Hopeful Compromise. Sudan’s first national election was in no sense the culmination of a people’s long struggle to be free. At best it was the hopeful byproduct of a diplomats’ compromise, reached between Sudan’s master, Imperial Britain, and its expansion-minded neighbor, Egypt. The British annexed Sudan in 1899, after an Anglo-Egyptian army defeated Mahdi’s followers at the battle of Omdurman. At first both London and Cairo shared the administration, but in 1925 the British kicked their partner out. Egyptian independence left Sudan as the northern bulwark of Britain’s East African Empire. Sudan was Cairo’s fief in the days before the Mahdi; more important, it controls the headstreams of the Nile. Cairo’s policy is to unite the Nile valley from source to estuary, i.e., to annex Sudan. Britain’s counterproposal: Sudanese independence, if possible within the Commonwealth.

Both sides agreed last spring to let the Sudanese choose for themselves. It was easier said than done. For some months, a seven-man electoral commission, supervised by an Indian chairman and including one American, labored to parcel out 97 crude constituencies, establish direct voting procedures -for “sophisticated tribes” and indirect methods for the primitives. The commission arranged for the election, in three stages, of a 97-man House of Representatives and a 50-man Senate, 20 of whose members will be nominees of the British Governor General. Sudan’s first Parliament will decide the nation’s future.

Oxford Blues & Cairo Gold. The first stage of the election—for all but five of the 97 Representatives—began a month ago and ended last week. Two big factions dominated all the rest. One was a pro-Egyptian coalition, the National Unionists, led by Ismail El Azhari, 52, a political-science graduate of the American University of Beirut. The other was the Umma or “independence” party, an orthodox Moslem group which stood for a sovereign Sudan, free of both Britain and Egypt. Umma’s spiritual head is a millionaire knighted by King George V: Sir Sayid Abdel Rahman El Mahdi, 68, the only surviving son of the Mahdi.

The British genuinely doubted the wisdom of launching a backward and isolated country to sink or swim by itself, but it was no secret that London wanted Umma to win. British district officers, many of them Oxford and Cambridge blues, counted heavily on the loyalty of the southern primitives and on the strong religious appeal of El Mahdi, who confidently expected to become the first King of Sudan.

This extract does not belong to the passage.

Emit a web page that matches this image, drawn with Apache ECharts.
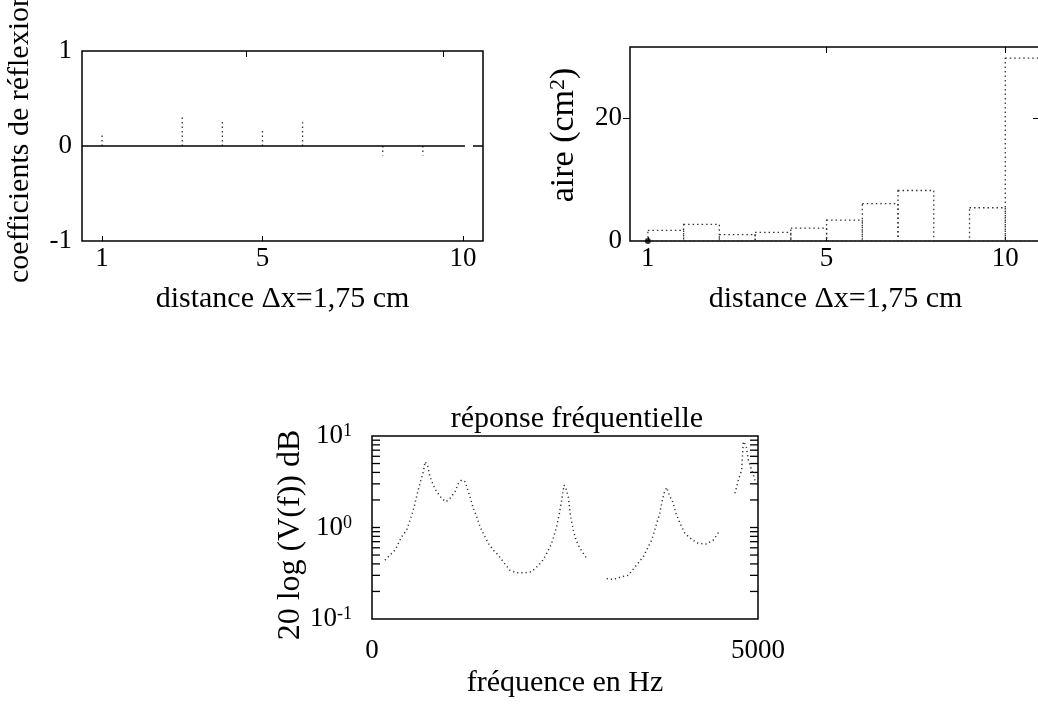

The British overestimated the Mahdi and gravely underestimated that popular old cry: Britain, get out.

Not so the Egyptians. President Naguib, who was born in Khartoum, doled out lavish funds for mosques, schools and hospitals in the northern Sudan. Sudanese soldiers in the Egyptian army were sent home on “paid leaves” to propagandize their neighbors.

Farewell to the Empire. Last week, when the votes were counted, the pro-Egyptian National Unionists had swept the polls, not only in the Moslem North but in the black-pagan areas of the South and West. They led 5-1 in many areas. The party standings in Sudan’s new House of Representatives: National Unionists and allies, 49; Umma and Allies, 29; Independents, 14.

For better or for worse, one more British colony had turned its back on the Empire.